Jean – Marc Turine, Révérends Pères, Noville-sur-Méhaigne, Esperluète, 2022, 128 p. (16€)
Un douloureux parcours vers une vérité accouchée
Ce livre est étiqueté « récit » par son auteur qui assume ce qu’il raconte de son vécu. Ce n’est pas un plaidoyer. Ce n’est pas un réquisitoire. C’est l’expression difficile d’un passé subi, mis sous le boisseau de l’indicible et resurgi au moment d’entrer dans un âge qui mène peu à peu à la fin ultime de toute existence. C’est la parole d’un corps qui n’a rien oublié.
Le moment est venu nous dit-il « de m’affronter en duel avec moi-même ». L’auteur commence par rappeler un violent souvenir d’adolescence finissante. Il a alors 20 ans. Depuis longtemps il vit une soumission aveugle à un homme exécré mais obéi. Cet homme dont il a fui « le magnétisme morbide » vient le débusquer un soir là où il s’était retiré pour lui échapper. Il cède une fois encore. L’autre emporte son jeune compagnon dans « sa voiture de frimeur ». Il a décidé de se tuer avec lui sur une autoroute en travaux. Le jeunot déjoue la tentative, prend le volant, reconduit son bourreau à son domicile et disparait. Et c’est seulement, après cet épisode dramatique et libérateur que le livre aborde la genèse d’une solitude, d’un mal-être existentiel profond, dévastateur, culpabilisant.
Après ce flash back, il relate le commencent de son calvaire après l’école primaire, dans le collège géré par les jésuites où sa famille l’envoie pour ses études. En cette période où on est « un enfant incapable de comprendre ce qui lui arrivait ». Ce sont les prémices des approches insidieuses par un des prêtres. L’escalade lente vers le pire. La plongée dans une nuit persistante. L’étranglement de ne pouvoir dire à d’autres ce qui se passe. La sidération de ne pas se sentir capable de s’opposer. Le début d’un apprentissage « à mentir par omission ».

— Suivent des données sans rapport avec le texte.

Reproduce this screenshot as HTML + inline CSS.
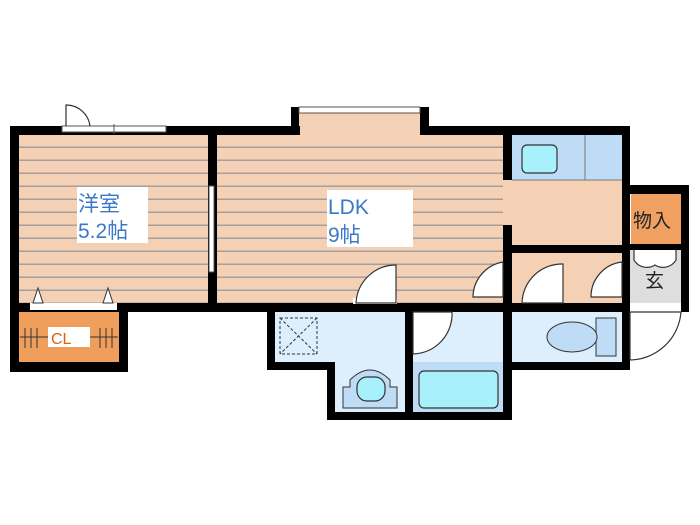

Un autre ‘père’ profite de son autoritarisme tyrannique et sadique. C’est la terreur et le sentiment d’être dans la lâcheté. Un troisième prédateur interviendra et ne sera pas le dernier. C’est la sensation d’être « livré au marché des chacals ensoutanés », de vivre « comme on vit sous l’occupation : l’autre décide pour toi la façon dont tu dois vivre ».
Turine raconte ce qu’il pensait, éprouvait, ressassait. Il décrit la difficulté à entrer dans la réalité d’une existence ordinaire. Il écrit : « J’étais une marionnette de carnaval en papier froissé ou fait de chiffons comme on en exhibe lors de fêtes populaires pour la plus grande joie des enfants. J’étais dans une détresse sans consolation. C’est ça, je n’étais rien, une simple apparence. Un papier calque. »
Enfin survint l’ultime : un professeur, jésuite novice avant de devenir le directeur laïc fondateur d’une haute école de communication. Celui de l’épisode qui ouvre le récit. Une relation houleuse. Une manipulation permanente. Il allait avoir 20 ans.
Ce témoignage est capital parce qu’il fait vivre de l’intérieur les tourments d’un jeune, d’une victime. Parce que ce vécu éclaire ce qui ne nous parvient souvent que par bribes au moment de procès mis en exergue éphémère par les médias. Parce que se dévoile avec une clarté insoutenable combien toute une existence s’en trouve marquée. À jamais. En atteste cette pièce accablante à verser au dossier des silences de l’Eglise.